5 thoughts on “Do “project management traders” lie or do not know what they are selling?

  1. Pingback: Are the changes from PMBOK® 4 to PMBOK® 5 significant? | Redefining Project Management

  2. Cendrella

    This comment is By Mark Moore, PMP on LinkedIn:

    OK, I’ll chime in (I did read the article). And I’ll deal with the first one last …

    PMBOK is, as its title states, a “guide”. It’s a dictionary/encyclopedia intended to be a reference and starting point. It was never really intended to be taken in its raw form and be proclaimed “real world”. There are just too many variants we encounter and it is up to us – the PEOPLE doing the work – to properly manage a project.

    The PMP is a certification. It is not and never was a methodology or anything else. I’ve written ad nauseum on this elsewhere. My PMP says I passed an exam. It doesn’t say when, by how much, or based on which version of the PMBOK. Now, my actual experience? That’s a different matter.

    The term “best practice” most often gets laid out as some sort of “mission/vision” by a manager who read an article or attended a seminar. In my experience, searching for true “best practice” is an impractical thing. I like to add the work “reasonable” to the front of the phrase. Our organizations do need to improve and enhance our practices, but we need the reasonability factor that incorporates what we can, should, and ought to do in terms of who we are. Setting off on a theoretical journey to be “the best” based on somebody else’s ideas is just folly for the most part.

  3. Brian Jones

    Whilst I too do not wish to offend anyone, I will refrain from endorsing the word “lie”. Instead I step back and consider the maater from the perspective of error and of ambiguity.
    Errors characterize us all. I am sure most will be able to identify an event that justifies their descrobong it as ‘it seemed like a good idea at the time’!
    But PM are human first and PM second. What this means is that they are invariably a product of their experiences and training. If the experiences are ‘narrow’ then this must have consequences.

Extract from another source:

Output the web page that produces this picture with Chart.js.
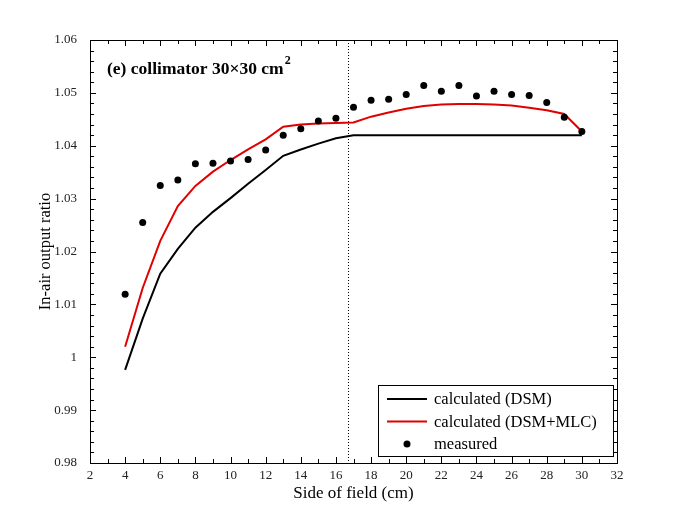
<!DOCTYPE html>
<html>
<head>
<meta charset="utf-8">
<script src="https://cdn.jsdelivr.net/npm/chart.js@4"></script>
<style>
  body { margin: 0; background: #fff; }
  #wrap { width: 681px; height: 521px; }
</style>
</head>
<body>
<div id="wrap"><canvas id="oarCanvas" width="681" height="521"></canvas></div>
<script>
// Field sizes (cm) and the three curves
const fieldSides = [4, 5, 6, 7, 8, 9, 10, 11, 12, 13, 14, 15, 16, 17, 18, 19, 20, 21, 22, 23, 24, 25, 26, 27, 28, 29, 30];
const calcDSM = [0.9976, 1.0073, 1.0158, 1.0205, 1.0245, 1.0275, 1.0301, 1.0328, 1.0354, 1.0381, 1.0393, 1.0404, 1.0414, 1.0420,
  1.0420, 1.0420, 1.0420, 1.0420, 1.0420, 1.0420, 1.0420, 1.0420, 1.0420, 1.0420, 1.0420, 1.0420, 1.0420];
const calcDSMMLC = [1.0020, 1.0131, 1.0220, 1.0286, 1.0324, 1.0351, 1.0373, 1.0393, 1.0412, 1.0436, 1.0440, 1.0442, 1.0443, 1.0444,
  1.0455, 1.0463, 1.0470, 1.0475, 1.0478, 1.0479, 1.0479, 1.0478, 1.0476, 1.0472, 1.0467, 1.0460, 1.0427];
const measured = [1.0119, 1.0255, 1.0325, 1.0335, 1.0366, 1.0367, 1.0371, 1.0374, 1.0392, 1.0420, 1.0432, 1.0447, 1.0452, 1.0473,
  1.0486, 1.0488, 1.0497, 1.0514, 1.0503, 1.0514, 1.0494, 1.0503, 1.0497, 1.0495, 1.0482, 1.0454, 1.0427];

const seriesLabels = ['calculated (DSM)', 'calculated (DSM+MLC)', 'measured'];
const panelTitle = '(e) collimator 30\u00d730 cm';
const dividerX = 16.7; // dotted vertical line

const xMin = 2, xMax = 32, xStep = 2, xMinor = 1;
const yMin = 0.98, yMax = 1.06, yStep = 0.01, yMinor = 0.002;

const serif = "'Liberation Serif', 'Times New Roman', serif";

function toPoints(ys) {
  return fieldSides.map((x, i) => ({ x: x, y: ys[i] }));
}

// box, inward ticks, divider line, panel title and legend
const framePlugin = {
  id: 'frame',
  beforeDatasetsDraw(chart) {
    const { ctx, chartArea: a, scales: { x } } = chart;
    const px = x.getPixelForValue(dividerX);
    ctx.save();
    ctx.strokeStyle = '#000';
    ctx.lineWidth = 1;
    ctx.setLineDash([1, 2]);
    ctx.beginPath();
    ctx.moveTo(Math.round(px) + 0.5, a.top);
    ctx.lineTo(Math.round(px) + 0.5, a.bottom);
    ctx.stroke();
    ctx.restore();
  },
  afterDraw(chart) {
    const { ctx, chartArea: a, scales: { x, y } } = chart;
    ctx.save();
    ctx.strokeStyle = '#000';
    ctx.lineWidth = 1;
    ctx.strokeRect(a.left + 0.5, a.top + 0.5, a.right - a.left, a.bottom - a.top);

    // x ticks (bottom + top)
    ctx.beginPath();
    for (let v = xMin; v <= xMax + 1e-9; v += xMinor) {
      const p = Math.round(x.getPixelForValue(v)) + 0.5;
      const len = (Math.abs(v / xStep - Math.round(v / xStep)) < 1e-6) ? 6 : 4;
      ctx.moveTo(p, a.bottom); ctx.lineTo(p, a.bottom - len);
      ctx.moveTo(p, a.top); ctx.lineTo(p, a.top + len);
    }
    // y ticks (left + right)
    const n = Math.round((yMax - yMin) / yMinor);
    for (let i = 0; i <= n; i++) {
      const v = yMin + i * yMinor;
      const p = Math.round(y.getPixelForValue(v)) + 0.5;
      const len = (i % 5 === 0) ? 6 : 4;
      ctx.moveTo(a.left, p); ctx.lineTo(a.left + len, p);
      ctx.moveTo(a.right, p); ctx.lineTo(a.right - len, p);
    }
    ctx.stroke();

    // panel title
    ctx.fillStyle = '#000';
    ctx.font = 'bold 17.5px ' + serif;
    ctx.textBaseline = 'alphabetic';
    ctx.textAlign = 'left';
    const tx = a.left + 17, ty = a.top + 34;
    ctx.fillText(panelTitle, tx, ty);
    const w = ctx.measureText(panelTitle).width;
    ctx.font = 'bold 12px ' + serif;
    ctx.fillText('2', tx + w + 1, ty - 10);

    // legend
    const bw = 235, bh = 71;
    const bx = a.right - 4 - bw, by = a.bottom - 7 - bh;
    ctx.fillStyle = '#fff';
    ctx.fillRect(bx, by, bw, bh);
    ctx.strokeRect(Math.round(bx) + 0.5, Math.round(by) + 0.5, bw, bh);
    ctx.font = '16.5px ' + serif;
    ctx.textBaseline = 'middle';
    chart.data.datasets.slice().sort((p, q) => p.legendIndex - q.legendIndex).forEach((ds, i) => {
      const ry = by + 14 + i * 22.5;
      if (ds.showLine) {
        ctx.strokeStyle = ds.borderColor;
        ctx.lineWidth = 2;
        ctx.beginPath();
        ctx.moveTo(bx + 9, ry); ctx.lineTo(bx + 49, ry);
        ctx.stroke();
      } else {
        ctx.fillStyle = ds.pointBackgroundColor;
        ctx.beginPath();
        ctx.arc(bx + 29, ry, 3.5, 0, Math.PI * 2);
        ctx.fill();
      }
      ctx.fillStyle = '#000';
      ctx.fillText(ds.label, bx + 56, ry + 1);
    });
    ctx.restore();
  }
};

const config = {
  type: 'scatter',
  data: {
    datasets: [
      {
        label: seriesLabels[2],
        legendIndex: 2,
        data: toPoints(measured),
        showLine: false,
        pointRadius: 3.5,
        pointBackgroundColor: '#000',
        pointBorderWidth: 0,
        order: 0
      },
      {
        label: seriesLabels[1],
        legendIndex: 1,
        data: toPoints(calcDSMMLC),
        showLine: true,
        borderColor: '#e00000',
        borderWidth: 2,
        pointRadius: 0,
        tension: 0,
        order: 1
      },
      {
        label: seriesLabels[0],
        legendIndex: 0,
        data: toPoints(calcDSM),
        showLine: true,
        borderColor: '#000',
        borderWidth: 2,
        pointRadius: 0,
        tension: 0,
        order: 2
      }
    ]
  },
  options: {
    responsive: false,
    animation: false,
    layout: { padding: { left: 0, top: 40, right: 64, bottom: 0 } },
    plugins: {
      legend: { display: false },
      tooltip: { enabled: false }
    },
    scales: {
      x: {
        type: 'linear',
        min: xMin,
        max: xMax,
        grid: { display: false },
        border: { display: false },
        afterFit: (s) => { s.height = 58; },
        ticks: {
          stepSize: xStep,
          padding: -3,
          color: '#222',
          font: { family: serif, size: 13 },
          maxRotation: 0
        },
        title: {
          display: true,
          text: 'Side of field (cm)',
          color: '#000',
          font: { family: serif, size: 17 },
          padding: { top: 0, bottom: 17 }
        }
      },
      y: {
        type: 'linear',
        min: yMin,
        max: yMax,
        grid: { display: false },
        border: { display: false },
        afterFit: (s) => { s.width = 90; },
        ticks: {
          stepSize: yStep,
          padding: 5,
          color: '#222',
          font: { family: serif, size: 13 },
          callback: (v) => String(Number(v.toFixed(2)))
        },
        title: {
          display: true,
          text: 'In-air output ratio',
          color: '#000',
          font: { family: serif, size: 16.5 },
          padding: { top: 36, bottom: 0 }
        }
      }
    }
  },
  plugins: [framePlugin]
};

new Chart(document.getElementById('oarCanvas'), config);
</script>
</body>
</html>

If their training is likewise limited, then that too must have consequences.
    Consequences can be negative or positive.
    One of the topics introduced in my TViP Colloquium is that of “dulling”. How language inaccuracies find their way into the everyday use of language, even though it is apparent they are inaccurate. I consider this in more detail in the session “Corporations Have No Experience”, and this is the example I will use here.
    Corporations are actually Articles of Association, papers that reside in some corporate safe somewhere, they are inanimate. Yet web search “60 years of experience” and very Companies will be found who do make this claim when experience is the sole province of the individual and they do migrate taking their experience with them.
    To this we can add the phenomena of “fact-claim discrepancies” and many others. So, back to the question. I do suggest reflecting on ‘intent’.
    And that takes us to other topics for another time. Many thanks and Kind Regards, Brian

    1. Mounir Ajam Post author

      Hello Brian
      Thank you for your feedback and contribution.

      The word like is (1) to attract attention and (2) because in some situation it is real.

      For examples:
      1) a famous organization sponsored significant research on whether project management (as a field) is a profession or not … the answer was it is not a profession. Yet, this organization insists in its marketing to refer to PM as a profession, even have an online publication called “___ of the profession”. Is this an error or a conscious decision to promote their products?

      2) the examples I gave in the write up – when people (companies and associations) knows that the PMBOK address common practices but they insist on marketing them as Best Practices … I know for some this is an error because they do not know or understand (which is bad) but for some they know it is not the truth yet they market it as such.